#### EXERCISE PROMPT:
Reproduce exactly the run of lines from the one containing "Emit a Python" through the one containing "0.72, 0.39, 0.21]". Pictures do not belong in the copy.

#### SUPPLIED RECORDS:
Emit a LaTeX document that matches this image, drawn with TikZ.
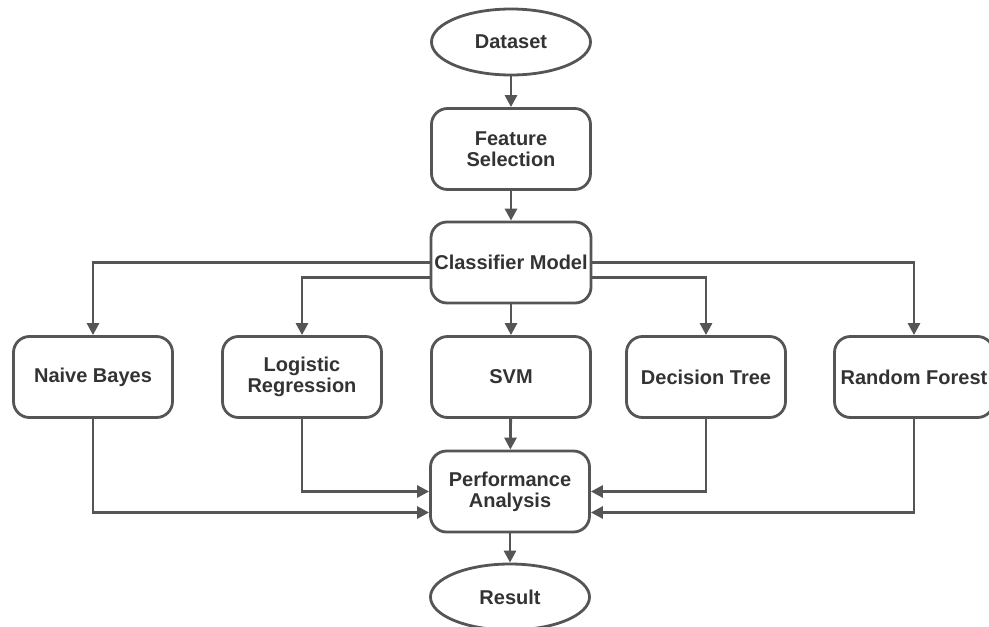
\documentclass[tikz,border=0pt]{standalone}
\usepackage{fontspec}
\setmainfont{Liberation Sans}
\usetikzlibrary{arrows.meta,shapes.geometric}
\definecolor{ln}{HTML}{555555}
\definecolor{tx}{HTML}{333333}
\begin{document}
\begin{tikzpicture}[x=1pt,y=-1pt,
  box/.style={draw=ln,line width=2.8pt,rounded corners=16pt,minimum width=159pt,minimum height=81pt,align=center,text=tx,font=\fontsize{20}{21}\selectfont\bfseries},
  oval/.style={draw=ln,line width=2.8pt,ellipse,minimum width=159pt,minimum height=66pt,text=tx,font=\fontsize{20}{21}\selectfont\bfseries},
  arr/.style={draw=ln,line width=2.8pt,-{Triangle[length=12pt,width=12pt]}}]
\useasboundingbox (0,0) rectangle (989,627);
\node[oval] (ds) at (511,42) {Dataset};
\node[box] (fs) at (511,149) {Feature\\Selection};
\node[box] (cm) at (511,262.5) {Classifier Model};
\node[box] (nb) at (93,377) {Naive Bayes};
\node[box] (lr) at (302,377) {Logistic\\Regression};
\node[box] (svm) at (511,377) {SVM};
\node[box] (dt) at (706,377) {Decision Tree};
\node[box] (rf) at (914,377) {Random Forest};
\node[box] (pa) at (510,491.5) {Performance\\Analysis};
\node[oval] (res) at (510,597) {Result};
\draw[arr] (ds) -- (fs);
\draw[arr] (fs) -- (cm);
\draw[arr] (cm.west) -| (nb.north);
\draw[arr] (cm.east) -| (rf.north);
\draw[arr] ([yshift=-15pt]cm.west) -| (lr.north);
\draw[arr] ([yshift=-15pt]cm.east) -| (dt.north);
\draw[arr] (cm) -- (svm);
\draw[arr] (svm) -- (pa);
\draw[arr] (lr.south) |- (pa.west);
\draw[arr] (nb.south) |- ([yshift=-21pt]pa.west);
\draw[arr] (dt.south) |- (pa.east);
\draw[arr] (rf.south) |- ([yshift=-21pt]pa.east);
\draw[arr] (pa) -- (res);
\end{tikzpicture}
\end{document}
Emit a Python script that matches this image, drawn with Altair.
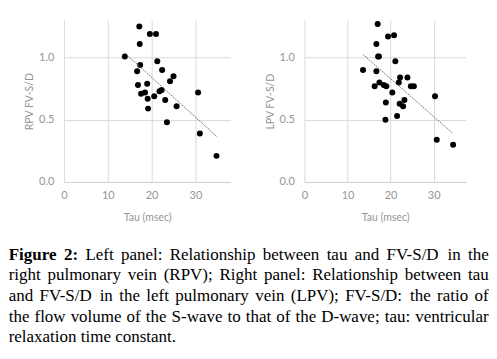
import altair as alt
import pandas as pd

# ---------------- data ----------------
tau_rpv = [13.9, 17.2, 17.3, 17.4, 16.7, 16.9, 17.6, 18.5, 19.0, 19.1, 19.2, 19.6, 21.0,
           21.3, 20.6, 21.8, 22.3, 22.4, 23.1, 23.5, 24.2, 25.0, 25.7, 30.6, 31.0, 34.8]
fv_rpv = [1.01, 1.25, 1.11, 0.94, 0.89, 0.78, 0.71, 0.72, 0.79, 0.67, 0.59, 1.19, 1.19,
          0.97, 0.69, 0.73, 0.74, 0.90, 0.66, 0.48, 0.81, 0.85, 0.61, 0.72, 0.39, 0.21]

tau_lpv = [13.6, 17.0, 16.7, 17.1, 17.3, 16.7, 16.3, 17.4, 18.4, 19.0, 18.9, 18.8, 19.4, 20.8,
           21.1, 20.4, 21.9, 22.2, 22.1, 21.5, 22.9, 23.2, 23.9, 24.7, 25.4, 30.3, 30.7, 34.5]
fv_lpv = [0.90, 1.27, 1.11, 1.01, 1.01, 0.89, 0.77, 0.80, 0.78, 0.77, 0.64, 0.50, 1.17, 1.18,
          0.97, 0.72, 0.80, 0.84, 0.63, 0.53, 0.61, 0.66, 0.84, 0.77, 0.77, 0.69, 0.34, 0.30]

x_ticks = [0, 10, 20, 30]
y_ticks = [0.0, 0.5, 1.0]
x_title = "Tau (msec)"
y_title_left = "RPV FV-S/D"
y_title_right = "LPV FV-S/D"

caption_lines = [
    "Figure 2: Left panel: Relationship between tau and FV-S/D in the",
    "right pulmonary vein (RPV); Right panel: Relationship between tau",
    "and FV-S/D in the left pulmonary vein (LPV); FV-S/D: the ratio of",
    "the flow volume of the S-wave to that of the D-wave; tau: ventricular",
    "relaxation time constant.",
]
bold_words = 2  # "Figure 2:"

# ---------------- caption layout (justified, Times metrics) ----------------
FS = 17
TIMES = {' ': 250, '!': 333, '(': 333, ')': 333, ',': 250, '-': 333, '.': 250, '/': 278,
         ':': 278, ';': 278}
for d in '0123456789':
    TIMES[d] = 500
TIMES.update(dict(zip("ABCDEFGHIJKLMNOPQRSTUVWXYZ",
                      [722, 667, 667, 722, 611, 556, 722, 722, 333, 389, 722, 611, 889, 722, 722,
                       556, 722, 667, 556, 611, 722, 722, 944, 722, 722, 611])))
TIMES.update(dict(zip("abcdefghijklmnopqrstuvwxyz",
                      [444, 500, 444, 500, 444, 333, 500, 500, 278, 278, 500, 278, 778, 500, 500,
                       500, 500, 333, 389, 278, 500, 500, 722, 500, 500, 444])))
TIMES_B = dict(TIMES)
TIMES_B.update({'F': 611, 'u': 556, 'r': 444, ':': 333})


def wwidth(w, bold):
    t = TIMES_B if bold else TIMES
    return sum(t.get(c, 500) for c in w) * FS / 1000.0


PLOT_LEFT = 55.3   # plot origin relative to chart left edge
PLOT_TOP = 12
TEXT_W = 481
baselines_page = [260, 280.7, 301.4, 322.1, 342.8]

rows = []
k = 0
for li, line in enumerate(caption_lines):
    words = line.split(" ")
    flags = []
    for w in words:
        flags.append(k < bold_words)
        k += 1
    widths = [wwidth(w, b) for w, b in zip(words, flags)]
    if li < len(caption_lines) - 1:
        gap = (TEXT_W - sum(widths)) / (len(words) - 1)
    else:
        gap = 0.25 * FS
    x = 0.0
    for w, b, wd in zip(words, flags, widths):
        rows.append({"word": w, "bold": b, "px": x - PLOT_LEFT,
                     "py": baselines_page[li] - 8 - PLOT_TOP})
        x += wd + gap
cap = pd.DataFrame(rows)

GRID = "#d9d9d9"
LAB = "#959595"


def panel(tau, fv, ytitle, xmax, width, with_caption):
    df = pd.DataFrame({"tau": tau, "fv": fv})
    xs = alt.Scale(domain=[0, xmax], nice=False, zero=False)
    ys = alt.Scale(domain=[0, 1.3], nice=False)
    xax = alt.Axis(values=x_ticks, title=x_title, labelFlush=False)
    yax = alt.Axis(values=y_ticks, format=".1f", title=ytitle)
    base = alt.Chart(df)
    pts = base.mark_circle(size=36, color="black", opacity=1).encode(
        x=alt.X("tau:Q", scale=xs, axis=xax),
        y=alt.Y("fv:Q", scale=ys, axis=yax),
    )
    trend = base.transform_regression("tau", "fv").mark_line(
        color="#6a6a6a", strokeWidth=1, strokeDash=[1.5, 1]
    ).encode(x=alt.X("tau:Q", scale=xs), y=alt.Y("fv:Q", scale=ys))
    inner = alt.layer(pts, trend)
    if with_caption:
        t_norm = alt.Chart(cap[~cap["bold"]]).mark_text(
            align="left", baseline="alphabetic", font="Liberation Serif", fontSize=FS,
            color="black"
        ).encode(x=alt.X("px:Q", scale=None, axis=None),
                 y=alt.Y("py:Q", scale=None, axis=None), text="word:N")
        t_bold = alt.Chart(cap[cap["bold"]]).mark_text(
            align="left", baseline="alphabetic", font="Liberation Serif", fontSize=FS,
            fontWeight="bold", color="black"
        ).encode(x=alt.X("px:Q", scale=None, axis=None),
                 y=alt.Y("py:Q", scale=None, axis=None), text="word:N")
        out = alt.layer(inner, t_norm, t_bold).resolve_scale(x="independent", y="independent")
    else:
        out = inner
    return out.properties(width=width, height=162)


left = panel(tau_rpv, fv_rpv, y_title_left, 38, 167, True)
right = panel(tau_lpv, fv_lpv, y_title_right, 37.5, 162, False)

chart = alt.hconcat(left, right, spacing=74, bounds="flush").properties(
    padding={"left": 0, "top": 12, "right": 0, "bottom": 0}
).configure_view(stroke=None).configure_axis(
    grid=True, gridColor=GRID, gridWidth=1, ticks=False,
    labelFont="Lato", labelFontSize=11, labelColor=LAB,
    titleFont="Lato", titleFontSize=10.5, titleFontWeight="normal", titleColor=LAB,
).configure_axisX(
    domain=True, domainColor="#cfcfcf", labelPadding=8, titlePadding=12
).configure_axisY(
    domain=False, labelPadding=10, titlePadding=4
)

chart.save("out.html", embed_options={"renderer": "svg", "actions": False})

#### FINAL RESULT:
Emit a Python script that matches this image, drawn with Altair.
import altair as alt
import pandas as pd

# ---------------- data ----------------
tau_rpv = [13.9, 17.2, 17.3, 17.4, 16.7, 16.9, 17.6, 18.5, 19.0, 19.1, 19.2, 19.6, 21.0,
           21.3, 20.6, 21.8, 22.3, 22.4, 23.1, 23.5, 24.2, 25.0, 25.7, 30.6, 31.0, 34.8]
fv_rpv = [1.01, 1.25, 1.11, 0.94, 0.89, 0.78, 0.71, 0.72, 0.79, 0.67, 0.59, 1.19, 1.19,
          0.97, 0.69, 0.73, 0.74, 0.90, 0.66, 0.48, 0.81, 0.85, 0.61, 0.72, 0.39, 0.21]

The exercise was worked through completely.